# [Task instructions]
Identify every line in the records below that contains the word "this", and reproduce each one.

══════

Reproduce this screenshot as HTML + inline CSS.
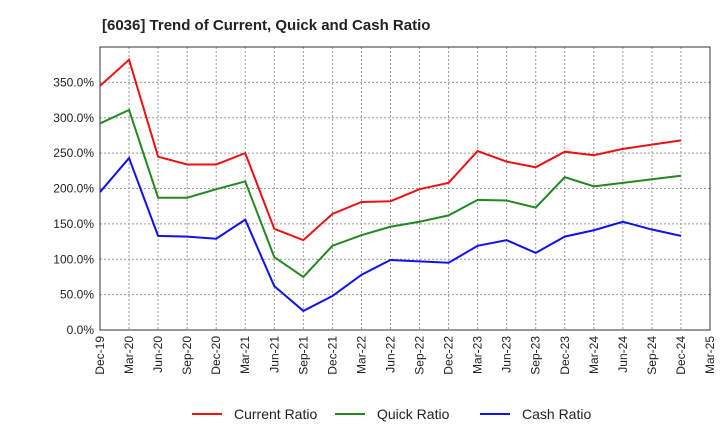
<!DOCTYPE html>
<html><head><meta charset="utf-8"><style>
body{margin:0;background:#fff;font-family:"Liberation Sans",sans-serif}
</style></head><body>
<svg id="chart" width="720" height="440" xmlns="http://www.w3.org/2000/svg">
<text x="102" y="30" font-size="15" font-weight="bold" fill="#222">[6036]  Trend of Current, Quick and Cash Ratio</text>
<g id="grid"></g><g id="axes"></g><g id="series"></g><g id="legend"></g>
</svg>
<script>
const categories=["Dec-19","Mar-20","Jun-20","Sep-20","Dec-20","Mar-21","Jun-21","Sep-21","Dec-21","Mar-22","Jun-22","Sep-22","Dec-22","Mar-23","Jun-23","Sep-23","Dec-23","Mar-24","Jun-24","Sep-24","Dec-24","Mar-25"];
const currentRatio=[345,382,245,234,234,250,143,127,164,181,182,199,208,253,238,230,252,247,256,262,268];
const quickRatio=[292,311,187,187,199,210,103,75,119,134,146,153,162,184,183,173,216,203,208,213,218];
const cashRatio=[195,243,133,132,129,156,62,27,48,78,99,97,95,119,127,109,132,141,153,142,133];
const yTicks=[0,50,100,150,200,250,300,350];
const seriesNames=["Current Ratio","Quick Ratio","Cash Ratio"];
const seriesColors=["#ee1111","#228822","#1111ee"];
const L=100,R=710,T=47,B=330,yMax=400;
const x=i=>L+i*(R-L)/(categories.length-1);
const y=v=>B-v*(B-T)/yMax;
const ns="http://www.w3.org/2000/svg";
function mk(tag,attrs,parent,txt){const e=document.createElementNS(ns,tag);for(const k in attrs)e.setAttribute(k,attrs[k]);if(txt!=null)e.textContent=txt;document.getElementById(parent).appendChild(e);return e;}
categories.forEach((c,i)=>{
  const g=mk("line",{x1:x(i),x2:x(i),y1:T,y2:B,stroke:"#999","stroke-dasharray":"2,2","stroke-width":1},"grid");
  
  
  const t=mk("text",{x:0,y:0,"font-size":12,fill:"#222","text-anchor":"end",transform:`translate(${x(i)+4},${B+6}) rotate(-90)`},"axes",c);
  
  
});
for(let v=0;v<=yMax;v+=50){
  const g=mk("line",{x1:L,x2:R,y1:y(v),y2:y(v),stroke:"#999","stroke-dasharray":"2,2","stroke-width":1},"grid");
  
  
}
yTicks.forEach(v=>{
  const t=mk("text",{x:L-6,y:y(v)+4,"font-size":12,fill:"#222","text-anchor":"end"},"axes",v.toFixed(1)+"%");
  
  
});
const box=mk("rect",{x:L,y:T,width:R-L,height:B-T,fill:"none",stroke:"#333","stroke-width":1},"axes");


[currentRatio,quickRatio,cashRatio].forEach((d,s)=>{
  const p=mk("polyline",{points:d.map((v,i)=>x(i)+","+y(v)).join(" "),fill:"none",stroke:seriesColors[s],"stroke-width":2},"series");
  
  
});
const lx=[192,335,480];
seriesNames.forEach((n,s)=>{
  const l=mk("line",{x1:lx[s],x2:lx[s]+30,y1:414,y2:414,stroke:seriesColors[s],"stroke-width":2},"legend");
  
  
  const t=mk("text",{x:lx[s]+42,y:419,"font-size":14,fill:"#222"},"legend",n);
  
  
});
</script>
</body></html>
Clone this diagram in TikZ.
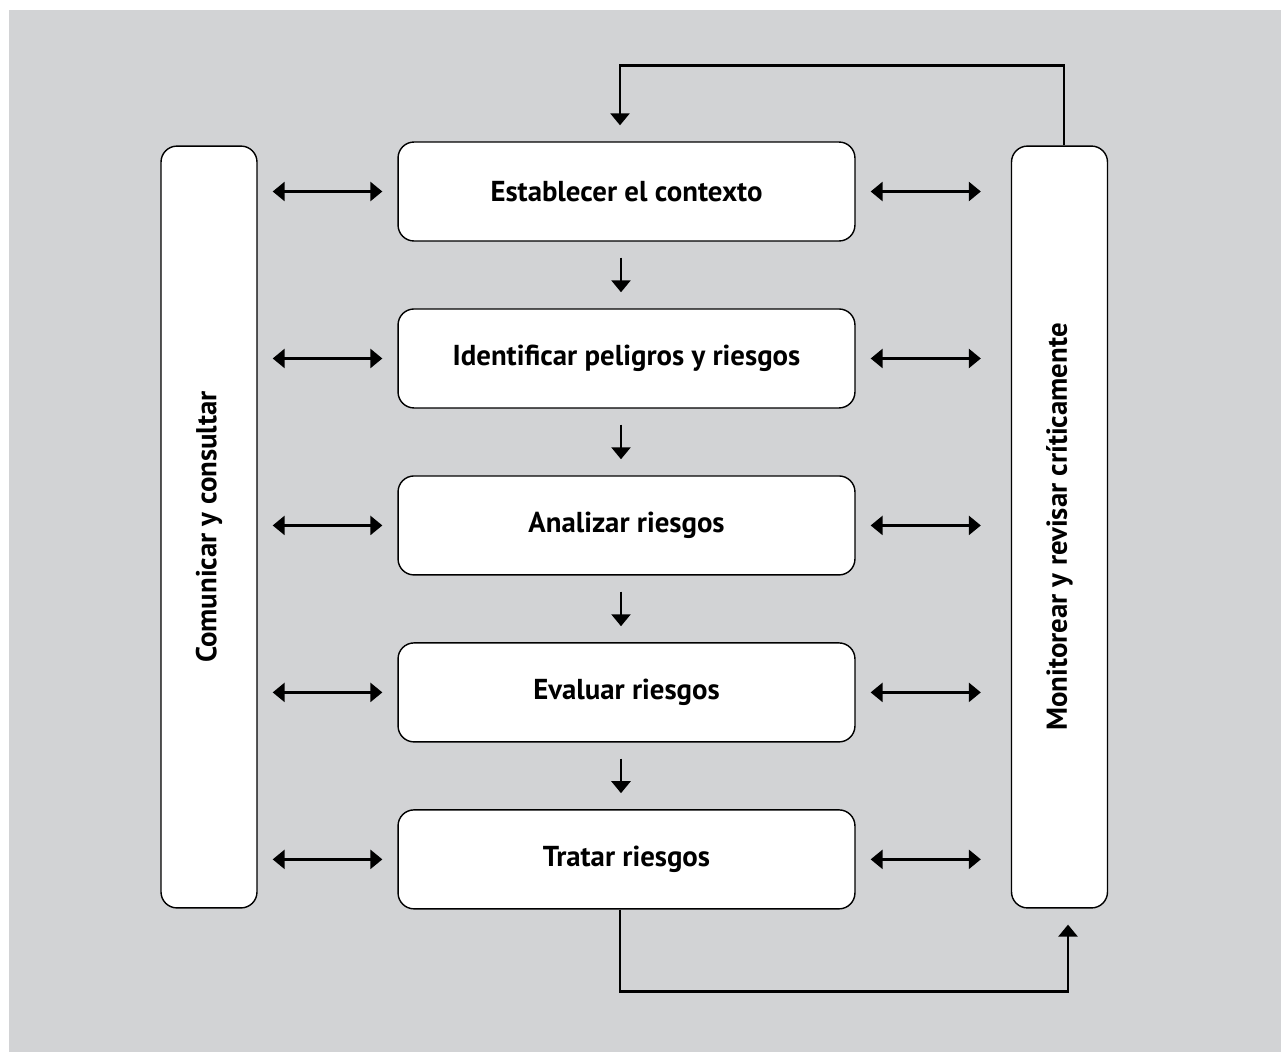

══════

# [Exercise result]
Reproduce this screenshot as HTML + inline CSS.
Clone this diagram in TikZ.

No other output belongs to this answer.